THE RECORDS ->
____

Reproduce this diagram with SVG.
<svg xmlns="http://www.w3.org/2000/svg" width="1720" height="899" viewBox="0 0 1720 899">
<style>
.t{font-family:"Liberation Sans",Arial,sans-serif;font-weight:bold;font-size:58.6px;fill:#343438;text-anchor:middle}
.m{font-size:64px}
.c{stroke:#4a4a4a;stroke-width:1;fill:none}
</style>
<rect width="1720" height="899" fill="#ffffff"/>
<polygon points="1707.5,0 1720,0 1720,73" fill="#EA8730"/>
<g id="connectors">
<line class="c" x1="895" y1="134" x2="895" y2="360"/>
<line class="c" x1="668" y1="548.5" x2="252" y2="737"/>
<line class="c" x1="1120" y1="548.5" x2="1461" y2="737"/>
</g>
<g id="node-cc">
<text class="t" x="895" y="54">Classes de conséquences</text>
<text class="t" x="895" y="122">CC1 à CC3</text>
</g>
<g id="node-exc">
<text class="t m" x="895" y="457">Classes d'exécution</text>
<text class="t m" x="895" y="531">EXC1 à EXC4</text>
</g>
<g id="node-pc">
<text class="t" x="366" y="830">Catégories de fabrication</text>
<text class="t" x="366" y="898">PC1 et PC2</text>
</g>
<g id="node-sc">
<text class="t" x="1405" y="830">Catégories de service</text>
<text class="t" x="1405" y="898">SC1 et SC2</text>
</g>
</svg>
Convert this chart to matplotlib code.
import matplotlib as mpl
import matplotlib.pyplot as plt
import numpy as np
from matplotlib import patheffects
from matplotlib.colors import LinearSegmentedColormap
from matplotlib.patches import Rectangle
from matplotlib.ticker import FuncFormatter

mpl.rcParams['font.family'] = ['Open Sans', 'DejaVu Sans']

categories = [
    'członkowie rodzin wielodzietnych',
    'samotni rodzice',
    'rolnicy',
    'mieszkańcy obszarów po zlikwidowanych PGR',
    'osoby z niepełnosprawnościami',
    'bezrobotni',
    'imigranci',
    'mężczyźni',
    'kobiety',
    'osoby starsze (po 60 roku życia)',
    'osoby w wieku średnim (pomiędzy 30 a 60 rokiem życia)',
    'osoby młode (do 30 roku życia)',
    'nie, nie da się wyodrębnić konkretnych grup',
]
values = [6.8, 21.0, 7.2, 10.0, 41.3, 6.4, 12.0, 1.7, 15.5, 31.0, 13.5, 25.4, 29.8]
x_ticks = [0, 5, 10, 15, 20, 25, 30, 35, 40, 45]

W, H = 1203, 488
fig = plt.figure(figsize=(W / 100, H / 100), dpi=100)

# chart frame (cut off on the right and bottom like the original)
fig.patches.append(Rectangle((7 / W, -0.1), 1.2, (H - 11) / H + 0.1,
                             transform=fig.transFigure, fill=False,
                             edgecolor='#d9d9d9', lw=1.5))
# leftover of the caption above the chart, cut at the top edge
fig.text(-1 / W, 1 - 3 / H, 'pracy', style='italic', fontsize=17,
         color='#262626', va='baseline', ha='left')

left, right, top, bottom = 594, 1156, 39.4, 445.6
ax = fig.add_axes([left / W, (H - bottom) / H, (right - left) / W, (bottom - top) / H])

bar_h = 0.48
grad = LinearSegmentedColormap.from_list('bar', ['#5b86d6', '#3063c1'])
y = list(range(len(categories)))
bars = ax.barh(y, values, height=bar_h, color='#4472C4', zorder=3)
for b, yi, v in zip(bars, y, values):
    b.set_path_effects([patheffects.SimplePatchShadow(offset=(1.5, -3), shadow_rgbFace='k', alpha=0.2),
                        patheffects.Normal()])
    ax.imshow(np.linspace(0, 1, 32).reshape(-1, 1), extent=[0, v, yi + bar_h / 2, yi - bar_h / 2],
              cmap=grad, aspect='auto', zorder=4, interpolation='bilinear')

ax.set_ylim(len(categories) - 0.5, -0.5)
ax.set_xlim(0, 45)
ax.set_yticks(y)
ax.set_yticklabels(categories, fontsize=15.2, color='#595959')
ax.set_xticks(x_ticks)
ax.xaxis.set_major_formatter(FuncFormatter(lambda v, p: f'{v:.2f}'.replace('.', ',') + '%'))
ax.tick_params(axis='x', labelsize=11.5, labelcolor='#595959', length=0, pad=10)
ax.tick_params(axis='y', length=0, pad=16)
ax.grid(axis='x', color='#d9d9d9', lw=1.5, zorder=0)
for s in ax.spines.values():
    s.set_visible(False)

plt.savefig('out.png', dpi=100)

____

REQUIRED TASK -> Reproduce the full set of records precisely.

FINISHED TASK ->
Reproduce this diagram with SVG.
<svg xmlns="http://www.w3.org/2000/svg" width="1720" height="899" viewBox="0 0 1720 899">
<style>
.t{font-family:"Liberation Sans",Arial,sans-serif;font-weight:bold;font-size:58.6px;fill:#343438;text-anchor:middle}
.m{font-size:64px}
.c{stroke:#4a4a4a;stroke-width:1;fill:none}
</style>
<rect width="1720" height="899" fill="#ffffff"/>
<polygon points="1707.5,0 1720,0 1720,73" fill="#EA8730"/>
<g id="connectors">
<line class="c" x1="895" y1="134" x2="895" y2="360"/>
<line class="c" x1="668" y1="548.5" x2="252" y2="737"/>
<line class="c" x1="1120" y1="548.5" x2="1461" y2="737"/>
</g>
<g id="node-cc">
<text class="t" x="895" y="54">Classes de conséquences</text>
<text class="t" x="895" y="122">CC1 à CC3</text>
</g>
<g id="node-exc">
<text class="t m" x="895" y="457">Classes d'exécution</text>
<text class="t m" x="895" y="531">EXC1 à EXC4</text>
</g>
<g id="node-pc">
<text class="t" x="366" y="830">Catégories de fabrication</text>
<text class="t" x="366" y="898">PC1 et PC2</text>
</g>
<g id="node-sc">
<text class="t" x="1405" y="830">Catégories de service</text>
<text class="t" x="1405" y="898">SC1 et SC2</text>
</g>
</svg>
Convert this chart to matplotlib code.
import matplotlib as mpl
import matplotlib.pyplot as plt
import numpy as np
from matplotlib import patheffects
from matplotlib.colors import LinearSegmentedColormap
from matplotlib.patches import Rectangle
from matplotlib.ticker import FuncFormatter

mpl.rcParams['font.family'] = ['Open Sans', 'DejaVu Sans']

categories = [
    'członkowie rodzin wielodzietnych',
    'samotni rodzice',
    'rolnicy',
    'mieszkańcy obszarów po zlikwidowanych PGR',
    'osoby z niepełnosprawnościami',
    'bezrobotni',
    'imigranci',
    'mężczyźni',
    'kobiety',
    'osoby starsze (po 60 roku życia)',
    'osoby w wieku średnim (pomiędzy 30 a 60 rokiem życia)',
    'osoby młode (do 30 roku życia)',
    'nie, nie da się wyodrębnić konkretnych grup',
]
values = [6.8, 21.0, 7.2, 10.0, 41.3, 6.4, 12.0, 1.7, 15.5, 31.0, 13.5, 25.4, 29.8]
x_ticks = [0, 5, 10, 15, 20, 25, 30, 35, 40, 45]

W, H = 1203, 488
fig = plt.figure(figsize=(W / 100, H / 100), dpi=100)

# chart frame (cut off on the right and bottom like the original)
fig.patches.append(Rectangle((7 / W, -0.1), 1.2, (H - 11) / H + 0.1,
                             transform=fig.transFigure, fill=False,
                             edgecolor='#d9d9d9', lw=1.5))
# leftover of the caption above the chart, cut at the top edge
fig.text(-1 / W, 1 - 3 / H, 'pracy', style='italic', fontsize=17,
         color='#262626', va='baseline', ha='left')

left, right, top, bottom = 594, 1156, 39.4, 445.6
ax = fig.add_axes([left / W, (H - bottom) / H, (right - left) / W, (bottom - top) / H])

bar_h = 0.48
grad = LinearSegmentedColormap.from_list('bar', ['#5b86d6', '#3063c1'])
y = list(range(len(categories)))
bars = ax.barh(y, values, height=bar_h, color='#4472C4', zorder=3)
for b, yi, v in zip(bars, y, values):
    b.set_path_effects([patheffects.SimplePatchShadow(offset=(1.5, -3), shadow_rgbFace='k', alpha=0.2),
                        patheffects.Normal()])
    ax.imshow(np.linspace(0, 1, 32).reshape(-1, 1), extent=[0, v, yi + bar_h / 2, yi - bar_h / 2],
              cmap=grad, aspect='auto', zorder=4, interpolation='bilinear')

ax.set_ylim(len(categories) - 0.5, -0.5)
ax.set_xlim(0, 45)
ax.set_yticks(y)
ax.set_yticklabels(categories, fontsize=15.2, color='#595959')
ax.set_xticks(x_ticks)
ax.xaxis.set_major_formatter(FuncFormatter(lambda v, p: f'{v:.2f}'.replace('.', ',') + '%'))
ax.tick_params(axis='x', labelsize=11.5, labelcolor='#595959', length=0, pad=10)
ax.tick_params(axis='y', length=0, pad=16)
ax.grid(axis='x', color='#d9d9d9', lw=1.5, zorder=0)
for s in ax.spines.values():
    s.set_visible(False)

plt.savefig('out.png', dpi=100)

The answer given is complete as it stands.